Георгий Иванов был бессменным председателем «Зеленой лампы». Правда, роль эта была чисто декоративная. Он ограничивался только тем, что открывал и закрывал заседания и предоставлял слово ораторам. В отличие от Адамовича Георгий Иванов не обладал никакими ораторскими данными и в публичных дебатах не участвовал. За все существование «Зеленой лампы» он прочел один лишь доклад. Прочел по написанному, а не сказал. О символизме.
Пяти минут для Адамовича оказалось вполне довольно. Он в тот вечер — как, впрочем, и всегда — отлично говорил. Адамович был великолепным оратором, что обнаружилось уже в собраниях «Зеленой лампы» в конце 20-х годов. Но блестящим собеседником, тем, что французы когда-то называли «causeur» [33] , он не был. И даже слегка гордился этим.

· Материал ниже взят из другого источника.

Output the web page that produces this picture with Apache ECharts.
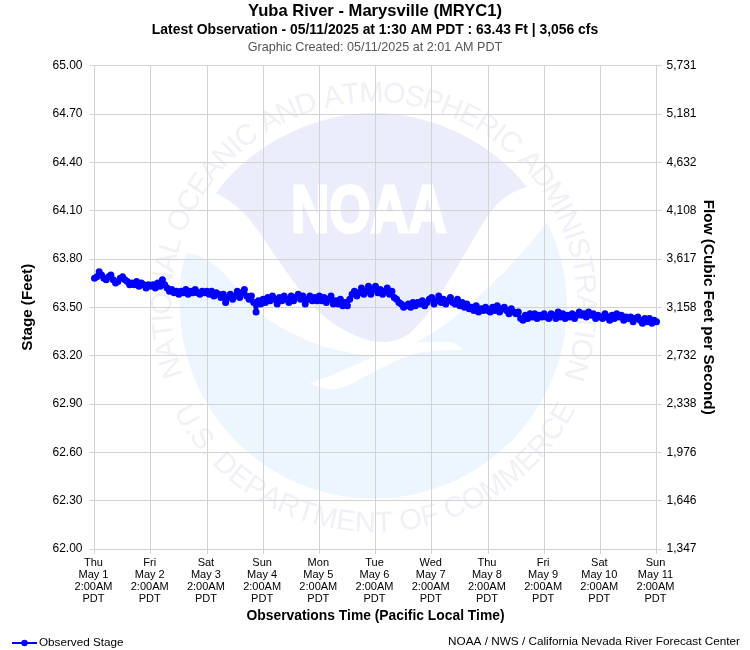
<!DOCTYPE html>
<html>
<head>
<meta charset="utf-8">
<script src="https://cdn.jsdelivr.net/npm/echarts@6/dist/echarts.min.js"></script>
<style>
	html, body { margin: 0; padding: 0; background: #fff; }
	#chart { width: 750px; height: 650px; }
</style>
</head>
<body>
<div id="chart"></div>
<script>
var FONT = '"Liberation Sans", Arial, sans-serif';

// stage readings in feet, one row per day, one reading an hour from 2:00AM
var stageMay1 = [63.68, 63.69, 63.72, 63.70, 63.68, 63.67, 63.69, 63.70, 63.67, 63.65, 63.66, 63.68, 63.69, 63.67, 63.66, 63.64, 63.65, 63.64, 63.66, 63.63, 63.65, 63.64, 63.62, 63.64];
var stageMay2 = [63.63, 63.64, 63.62, 63.65, 63.63, 63.67, 63.64, 63.62, 63.60, 63.61, 63.59, 63.60, 63.58, 63.60, 63.59, 63.61, 63.58, 63.60, 63.59, 63.61, 63.59, 63.58, 63.60, 63.59];
var stageMay3 = [63.60, 63.58, 63.60, 63.57, 63.59, 63.58, 63.56, 63.58, 63.53, 63.56, 63.58, 63.55, 63.57, 63.60, 63.56, 63.59, 63.61, 63.57, 63.55, 63.57, 63.53, 63.47, 63.54, 63.52];
var stageMay4 = [63.55, 63.53, 63.56, 63.54, 63.57, 63.55, 63.52, 63.56, 63.54, 63.57, 63.55, 63.53, 63.57, 63.54, 63.56, 63.58, 63.55, 63.57, 63.52, 63.55, 63.57, 63.54, 63.56, 63.54];
var stageMay5 = [63.57, 63.54, 63.56, 63.53, 63.55, 63.57, 63.52, 63.54, 63.52, 63.55, 63.51, 63.53, 63.51, 63.55, 63.58, 63.60, 63.57, 63.59, 63.62, 63.58, 63.60, 63.63, 63.58, 63.61];
var stageMay6 = [63.63, 63.59, 63.61, 63.58, 63.60, 63.62, 63.58, 63.60, 63.56, 63.55, 63.53, 63.52, 63.50, 63.51, 63.52, 63.50, 63.53, 63.51, 63.53, 63.52, 63.54, 63.51, 63.53, 63.55];
var stageMay7 = [63.56, 63.52, 63.54, 63.57, 63.53, 63.55, 63.52, 63.54, 63.56, 63.53, 63.52, 63.55, 63.51, 63.53, 63.50, 63.52, 63.49, 63.50, 63.48, 63.51, 63.47, 63.49, 63.48, 63.50];
var stageMay8 = [63.48, 63.47, 63.50, 63.48, 63.51, 63.47, 63.49, 63.50, 63.48, 63.46, 63.49, 63.47, 63.46, 63.47, 63.43, 63.42, 63.45, 63.43, 63.46, 63.44, 63.46, 63.43, 63.45, 63.44];
var stageMay9 = [63.46, 63.44, 63.43, 63.46, 63.45, 63.43, 63.47, 63.44, 63.46, 63.43, 63.45, 63.44, 63.46, 63.43, 63.45, 63.47, 63.45, 63.46, 63.44, 63.47, 63.45, 63.46, 63.43, 63.45];
var stageMay10 = [63.44, 63.43, 63.46, 63.44, 63.42, 63.45, 63.43, 63.46, 63.44, 63.45, 63.42, 63.44, 63.43, 63.44, 63.41, 63.43, 63.44, 63.42, 63.40, 63.43, 63.41, 63.43, 63.40, 63.42];
var stageMay11 = [63.41];

var dayLabels = ['Thu\nMay 1', 'Fri\nMay 2', 'Sat\nMay 3', 'Sun\nMay 4', 'Mon\nMay 5', 'Tue\nMay 6', 'Wed\nMay 7', 'Thu\nMay 8', 'Fri\nMay 9', 'Sat\nMay 10', 'Sun\nMay 11'];
var stageTicks = ['62.00', '62.30', '62.60', '62.90', '63.20', '63.50', '63.80', '64.10', '64.40', '64.70', '65.00'];
var flowTicks = ['1,347', '1,646', '1,976', '2,338', '2,732', '3,158', '3,617', '4,108', '4,632', '5,181', '5,731'];

var stage = [].concat(stageMay1, stageMay2, stageMay3, stageMay4, stageMay5, stageMay6, stageMay7, stageMay8, stageMay9, stageMay10, stageMay11);
var points = stage.map(function (v, i) {
	return [i, v];
});

var GRID_COLOR = '#d3d3d3';
var TOP_TEXT = 'NATIONAL OCEANIC AND ATMOSPHERIC ADMINISTRATION';
var BOTTOM_TEXT = 'U.S. DEPARTMENT OF COMMERCE';
var SEAL_X = 374, SEAL_Y = 305;

// the graphic component has no plain path type, so the two logo shapes get registered
echarts.graphic.registerShape('sealLower', echarts.graphic.extendPath(
	'M187 253 C178 275 180 290 180 305 A193.5 193.5 0 0 0 567 305 C567 275 558 245 547 222 ' +
	'C520 258 495 282 467 307 C452 320 435 332 417 342 L450 342 C456 343 460 346 462 350 ' +
	'C445 350 430 351 417 353 C400 358 390 364 377 370 C362 378 350 386 337 389 ' +
	'C327 390 317 387 310 383 C325 378 337 373 350 367 C360 363 368 359 377 355 ' +
	'C367 355 358 355 350 353 C332 349 315 345 300 337 C285 330 272 323 260 313 ' +
	'C248 302 237 288 227 277 C220 268 212 263 207 260 C200 256 194 254 187 253 Z', {}));
echarts.graphic.registerShape('sealUpper', echarts.graphic.extendPath(
	'M216 193 C255 140 320 113 374 113 C430 113 490 140 527 187 ' +
	'C505 193 495 205 483 223 C468 248 457 268 443 290 C433 308 422 322 410 333 ' +
	'C400 340 392 342 383 342 C372 342 360 338 350 333 C338 327 327 320 317 310 ' +
	'C304 297 294 282 283 267 C272 252 262 235 250 220 C240 208 228 199 216 193 Z', {}));

// letters of the seal text, one element each, placed along a circle.
// bottom = true runs left to right along the underside of the circle
function arcLetters(text, radius, fromDeg, toDeg, size, bottom) {
	var ctx = document.createElement('canvas').getContext('2d');
	ctx.font = size + 'px ' + FONT;
	var total = ctx.measureText(text).width;
	var run = 0;
	var out = [];
	for (var i = 0; i < text.length; i++) {
		var w = ctx.measureText(text[i]).width;
		var deg = fromDeg + (toDeg - fromDeg) * (run + w / 2) / total;
		run += w;
		if (text[i] === ' ') continue;
		var a = deg * Math.PI / 180;
		out.push({
			type: 'text',
			z: -5,
			x: SEAL_X + radius * Math.sin(a),
			y: bottom ? SEAL_Y + radius * Math.cos(a) : SEAL_Y - radius * Math.cos(a),
			rotation: bottom ? a : -a,
			silent: true,
			style: {
				text: text[i],
				font: size + 'px ' + FONT,
				fill: '#f0f0f7',
				align: 'center',
				verticalAlign: 'middle'
			}
		});
	}
	return out;
}

var seal = [
	{ type: 'sealLower', z: -6, silent: true, style: { fill: '#edf5fe' } },
	{ type: 'sealUpper', z: -6, silent: true, style: { fill: '#ebedfa' } },
	{
		type: 'text',
		z: -5,
		silent: true,
		x: 369,
		y: 214,
		scaleX: 0.8,
		style: {
			text: 'NOAA',
			font: 'bold 66px ' + FONT,
			fill: '#ffffff',
			stroke: '#ffffff',
			lineWidth: 3,
			align: 'center',
			verticalAlign: 'middle'
		}
	}
];

seal = seal
	.concat(arcLetters(TOP_TEXT, 211, -110, 109, 29, false))
	.concat(arcLetters(BOTTOM_TEXT, 219, -62, 62, 29, true));

var chart = echarts.init(document.getElementById('chart'), null, { renderer: 'canvas' });

chart.setOption({
	animation: false,
	backgroundColor: '#ffffff',
	textStyle: { fontFamily: FONT },
	title: [
		{ text: 'Yuba River - Marysville (MRYC1)', left: 375, top: 3, textAlign: 'center', padding: 0, textStyle: { fontSize: 16.6, fontWeight: 'bold', color: '#000', fontFamily: FONT } },
		{ text: 'Latest Observation - 05/11/2025 at 1:30 AM PDT : 63.43 Ft | 3,056 cfs', left: 375, top: 23, textAlign: 'center', padding: 0, textStyle: { fontSize: 13.9, fontWeight: 'bold', color: '#000', fontFamily: FONT } },
		{ text: 'Graphic Created: 05/11/2025 at 2:01 AM PDT', left: 375, top: 41, textAlign: 'center', padding: 0, textStyle: { fontSize: 12.6, fontWeight: 'normal', color: '#555', fontFamily: FONT } }
	],
	legend: {
		left: 11,
		top: 637,
		padding: 0,
		itemWidth: 25,
		itemHeight: 8,
		itemGap: 0,
		textStyle: { fontSize: 11.7, color: '#000', fontFamily: FONT, padding: [0, 0, 0, -3] },
		data: ['Observed Stage']
	},
	grid: { left: 94.5, right: 93.5, top: 65.5, bottom: 101, containLabel: false },
	xAxis: {
		type: 'value',
		min: 0,
		max: 240,
		interval: 24,
		name: 'Observations Time (Pacific Local Time)',
		nameLocation: 'middle',
		nameMoveOverlap: false,
		nameGap: 60,
		nameTextStyle: { fontSize: 13.85, fontWeight: 'bold', color: '#000' },
		axisLine: { show: true, lineStyle: { color: GRID_COLOR } },
		axisTick: { show: true, length: 5, lineStyle: { color: GRID_COLOR } },
		axisLabel: {
			color: '#000',
			fontSize: 11,
			lineHeight: 12,
			margin: 8,
			padding: [0, 2, 0, 0],
			hideOverlap: false,
			showMinLabel: true,
			showMaxLabel: true,
			formatter: function (value) {
				return dayLabels[value / 24] + '\n2:00AM\nPDT';
			}
		},
		splitLine: { show: true, lineStyle: { color: GRID_COLOR, width: 1 } }
	},
	yAxis: [{
		type: 'value',
		min: 62,
		max: 65,
		interval: 0.3,
		position: 'left',
		name: 'Stage (Feet)',
		nameLocation: 'middle',
		nameMoveOverlap: false,
		nameRotate: 90,
		nameGap: 59,
		nameTextStyle: { fontSize: 15.2, fontWeight: 'bold', color: '#000' },
		axisLine: { show: true, lineStyle: { color: GRID_COLOR } },
		axisTick: { show: true, length: 5, lineStyle: { color: GRID_COLOR } },
		axisLabel: {
			color: '#000',
			fontSize: 12,
			margin: 12,
			formatter: function (value) {
				return stageTicks[Math.round((value - 62) / 0.3)];
			}
		},
		splitLine: { show: true, lineStyle: { color: GRID_COLOR, width: 1 } }
	}, {
		type: 'value',
		min: 62,
		max: 65,
		interval: 0.3,
		position: 'right',
		name: 'Flow (Cubic Feet per Second)',
		nameLocation: 'middle',
		nameMoveOverlap: false,
		nameRotate: -90,
		nameGap: 44,
		nameTextStyle: { fontSize: 15.3, fontWeight: 'bold', color: '#000' },
		axisLine: { show: true, lineStyle: { color: GRID_COLOR } },
		axisTick: { show: true, length: 5, lineStyle: { color: GRID_COLOR } },
		axisLabel: {
			color: '#000',
			fontSize: 12,
			margin: 10,
			formatter: function (value) {
				return flowTicks[Math.round((value - 62) / 0.3)];
			}
		},
		splitLine: { show: false }
	}],
	graphic: seal.concat([{
		type: 'text',
		right: 10,
		top: 636,
		silent: true,
		style: {
			text: 'NOAA / NWS / California Nevada River Forecast Center',
			font: '11.75px ' + FONT,
			fill: '#000'
		}
	}]),
	series: [{
		name: 'Observed Stage',
		type: 'line',
		yAxisIndex: 0,
		data: points,
		showSymbol: true,
		showAllSymbol: true,
		symbol: 'circle',
		symbolSize: 7,
		lineStyle: { color: '#0000ff', width: 3 },
		itemStyle: { color: '#0000ff' }
	}]
});
</script>
</body>
</html>
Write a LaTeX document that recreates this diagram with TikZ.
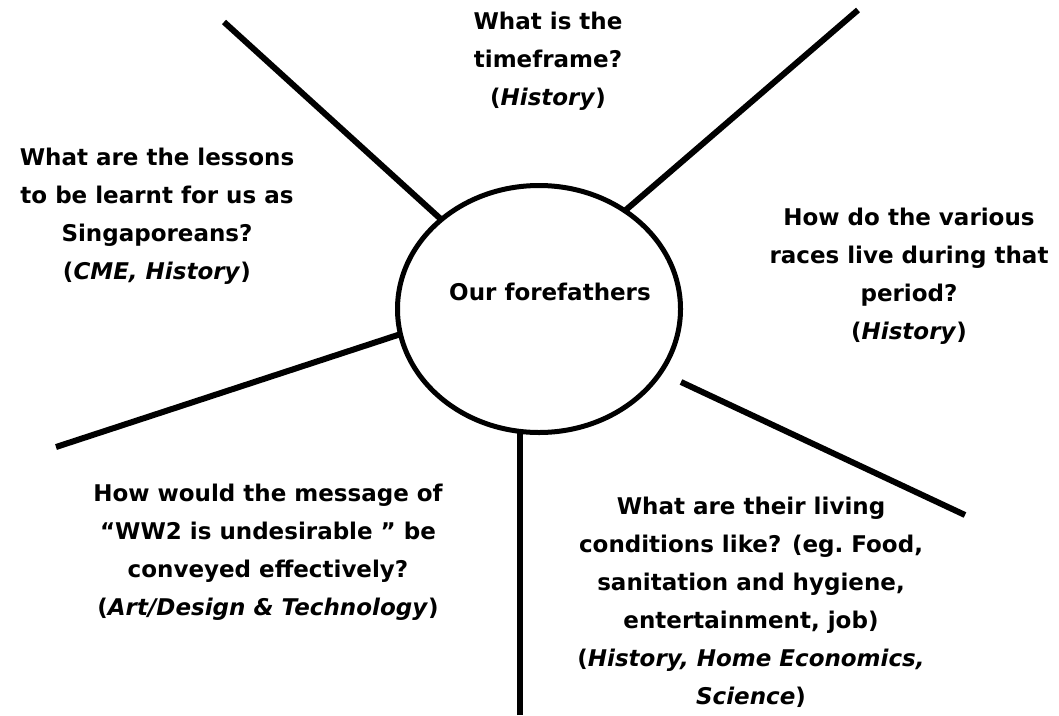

— Нет, — говорил он, — я совсем не завидую «тэйблтокным» [34] успехам Жоржа. Мне непонятно, как это он режет и бреет и мгновенно отвечает du tac au tac [35] . Иногда мне даже неловко за него, и в то же время я восхищаюсь им. «Таких уж нет и скоро совсем не будет» — по определению Ильфа и Петрова в «Золотом теленке» или в «Двенадцати стульях».
33
«говорун», «разговорщик» (фр.).
34
«застольно-разговорным» (от англ. table — стол, talk — говорить).
35
метко (фр.).
Да, таких блестящих собеседников «уж нет и скоро совсем не будет». Мне, по крайней мере, за все годы эмиграции ни в Европе, ни в Америке никого, кто бы мог сравниться в этом отношении с Георгием Ивановым, встретить не пришлось. Не исключая и Тэффи. В Петербурге равным ему был один Михаил Леонидович Лозинский, тоже «остроумный свыше всякой меры, блистательный разговорщик».
Зинаида Николаевна Гиппиус сразу оценила Георгия Иванова и стала сажать его за чайным столом с своего правого, лучше слышащего уха. С ним она вела длинные беседы не только по «воскресеньям», но часто и вечерами, когда она приглашала его одного «поговорить с глазу на глаз» о стихах и о русских делах. Русские дела интересовали его не менее, чем ее.